Note each line that includes the word "with". Copy those lines.

*THE DATA:*
*****

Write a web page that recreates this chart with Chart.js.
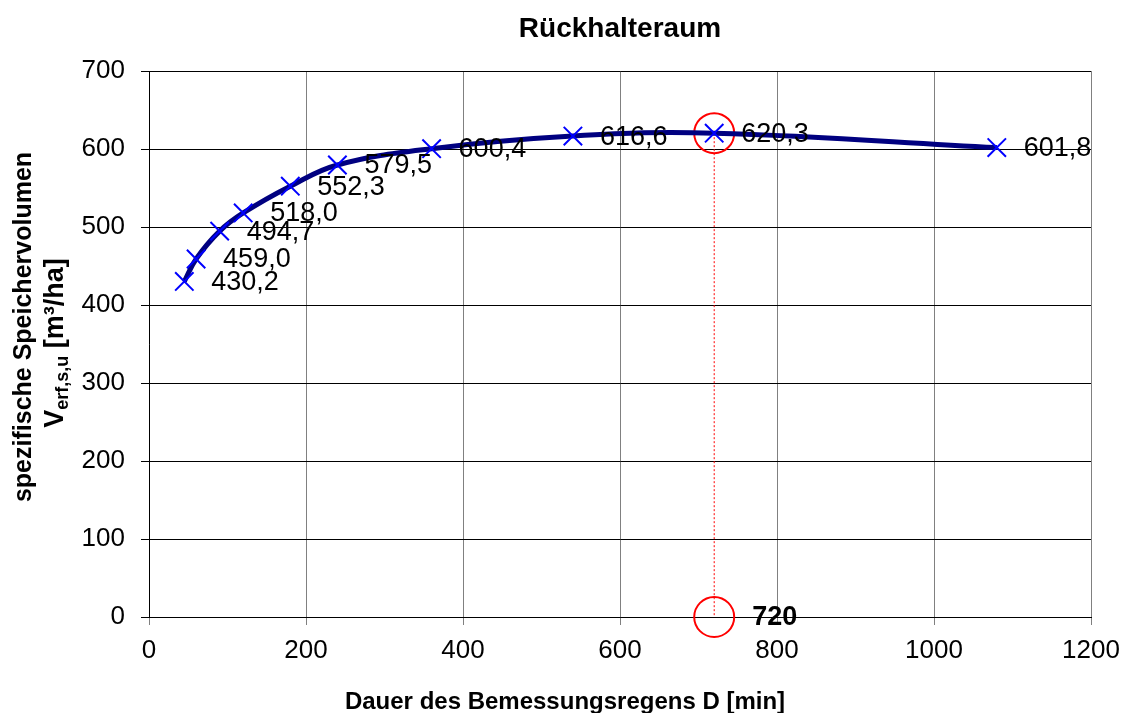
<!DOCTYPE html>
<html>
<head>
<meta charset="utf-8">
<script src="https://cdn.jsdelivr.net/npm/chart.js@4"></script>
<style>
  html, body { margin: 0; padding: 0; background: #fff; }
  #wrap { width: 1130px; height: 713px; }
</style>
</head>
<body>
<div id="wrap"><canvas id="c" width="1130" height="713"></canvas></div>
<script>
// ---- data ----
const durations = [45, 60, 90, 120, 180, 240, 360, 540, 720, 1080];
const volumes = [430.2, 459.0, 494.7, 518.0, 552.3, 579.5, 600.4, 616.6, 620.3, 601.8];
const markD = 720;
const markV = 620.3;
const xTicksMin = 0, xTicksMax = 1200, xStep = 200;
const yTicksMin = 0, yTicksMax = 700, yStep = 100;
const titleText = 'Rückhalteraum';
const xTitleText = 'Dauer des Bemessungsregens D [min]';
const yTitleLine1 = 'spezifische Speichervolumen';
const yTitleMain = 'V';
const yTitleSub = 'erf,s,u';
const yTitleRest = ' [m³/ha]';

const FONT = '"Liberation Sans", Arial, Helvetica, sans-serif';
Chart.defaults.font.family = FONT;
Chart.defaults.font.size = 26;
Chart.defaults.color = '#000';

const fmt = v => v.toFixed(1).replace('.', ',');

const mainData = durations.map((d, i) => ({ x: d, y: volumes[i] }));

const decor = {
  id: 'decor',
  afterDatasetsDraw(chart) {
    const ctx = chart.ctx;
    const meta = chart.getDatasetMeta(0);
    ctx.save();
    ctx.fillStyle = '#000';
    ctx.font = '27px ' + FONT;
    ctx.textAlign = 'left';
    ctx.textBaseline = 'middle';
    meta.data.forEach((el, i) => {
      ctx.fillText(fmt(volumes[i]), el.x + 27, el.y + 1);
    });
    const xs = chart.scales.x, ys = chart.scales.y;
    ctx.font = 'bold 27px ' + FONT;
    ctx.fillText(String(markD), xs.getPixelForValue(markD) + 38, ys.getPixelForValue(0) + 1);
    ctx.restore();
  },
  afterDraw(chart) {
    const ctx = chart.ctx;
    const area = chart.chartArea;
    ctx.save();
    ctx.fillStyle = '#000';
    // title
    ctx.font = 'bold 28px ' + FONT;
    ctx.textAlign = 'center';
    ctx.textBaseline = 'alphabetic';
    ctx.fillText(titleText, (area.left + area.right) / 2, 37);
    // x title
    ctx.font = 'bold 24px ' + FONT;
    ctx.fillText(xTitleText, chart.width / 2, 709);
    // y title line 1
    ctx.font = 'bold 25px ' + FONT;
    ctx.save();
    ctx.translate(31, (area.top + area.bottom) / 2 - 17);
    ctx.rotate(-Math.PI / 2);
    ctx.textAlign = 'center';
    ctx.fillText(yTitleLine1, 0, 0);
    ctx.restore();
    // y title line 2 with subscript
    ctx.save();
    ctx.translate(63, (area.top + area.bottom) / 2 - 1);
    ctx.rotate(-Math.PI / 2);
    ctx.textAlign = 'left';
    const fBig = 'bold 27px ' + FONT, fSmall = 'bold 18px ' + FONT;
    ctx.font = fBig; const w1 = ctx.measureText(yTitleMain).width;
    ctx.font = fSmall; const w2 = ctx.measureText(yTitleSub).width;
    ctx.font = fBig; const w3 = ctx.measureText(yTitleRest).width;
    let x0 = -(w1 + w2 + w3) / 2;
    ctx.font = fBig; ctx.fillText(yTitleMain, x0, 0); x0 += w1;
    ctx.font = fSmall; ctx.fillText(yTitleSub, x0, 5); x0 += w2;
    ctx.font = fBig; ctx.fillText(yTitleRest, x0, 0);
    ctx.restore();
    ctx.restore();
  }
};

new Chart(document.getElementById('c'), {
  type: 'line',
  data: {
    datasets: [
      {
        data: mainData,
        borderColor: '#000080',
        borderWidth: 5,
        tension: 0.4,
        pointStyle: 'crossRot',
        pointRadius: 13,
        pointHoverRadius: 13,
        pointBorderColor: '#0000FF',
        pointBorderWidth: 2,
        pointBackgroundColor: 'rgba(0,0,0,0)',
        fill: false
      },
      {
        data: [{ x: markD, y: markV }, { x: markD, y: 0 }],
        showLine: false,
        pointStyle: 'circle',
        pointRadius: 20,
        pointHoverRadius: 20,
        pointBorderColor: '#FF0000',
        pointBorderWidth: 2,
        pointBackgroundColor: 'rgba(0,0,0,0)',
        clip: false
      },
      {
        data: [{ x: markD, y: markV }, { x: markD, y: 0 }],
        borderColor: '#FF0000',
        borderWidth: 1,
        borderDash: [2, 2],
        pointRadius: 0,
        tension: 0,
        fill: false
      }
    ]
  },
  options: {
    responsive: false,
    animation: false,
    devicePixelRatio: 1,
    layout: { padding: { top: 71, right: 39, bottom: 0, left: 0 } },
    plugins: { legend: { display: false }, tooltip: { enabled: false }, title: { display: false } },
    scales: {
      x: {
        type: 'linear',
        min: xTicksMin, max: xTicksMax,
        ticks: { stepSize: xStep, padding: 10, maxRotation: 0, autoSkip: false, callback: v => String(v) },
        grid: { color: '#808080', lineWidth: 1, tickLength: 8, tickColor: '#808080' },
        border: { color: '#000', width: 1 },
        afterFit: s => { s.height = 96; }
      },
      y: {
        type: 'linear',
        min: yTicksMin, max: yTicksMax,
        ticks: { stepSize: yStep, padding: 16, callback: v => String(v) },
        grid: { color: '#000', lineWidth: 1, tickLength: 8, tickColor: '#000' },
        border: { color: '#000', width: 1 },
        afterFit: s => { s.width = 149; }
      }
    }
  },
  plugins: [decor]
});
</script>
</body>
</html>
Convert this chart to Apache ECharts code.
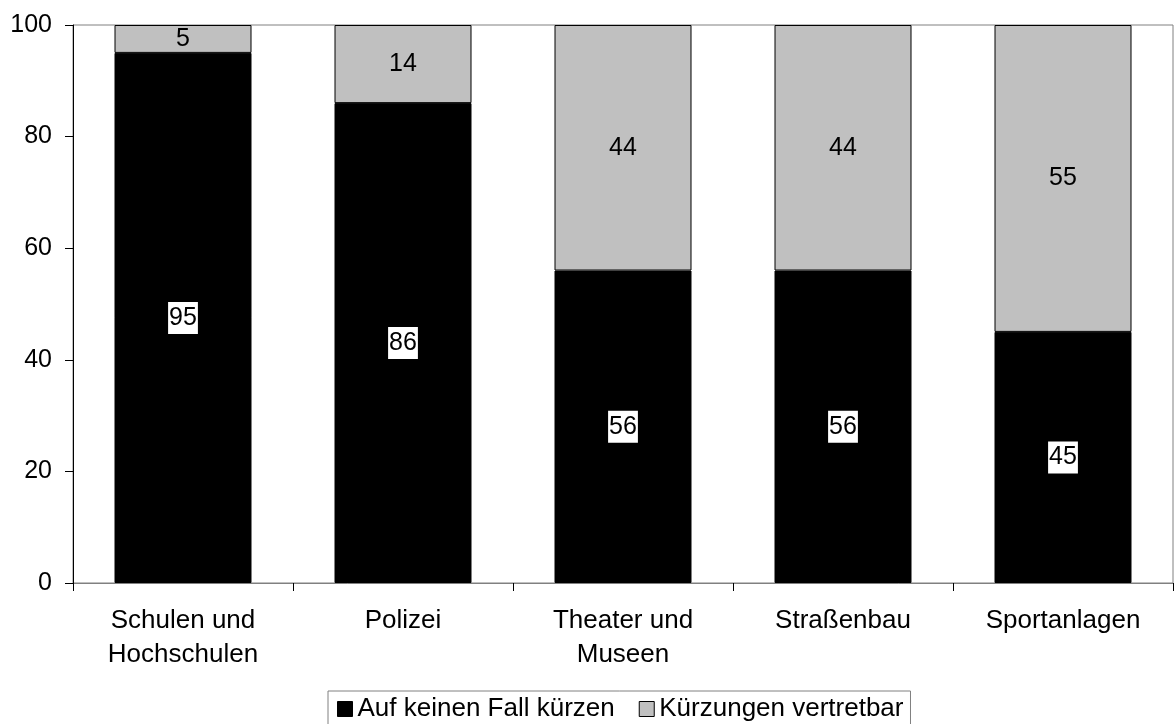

*****

*THE SOLUTION:*
Write a web page that recreates this chart with Chart.js.
    // y title line 2 with subscript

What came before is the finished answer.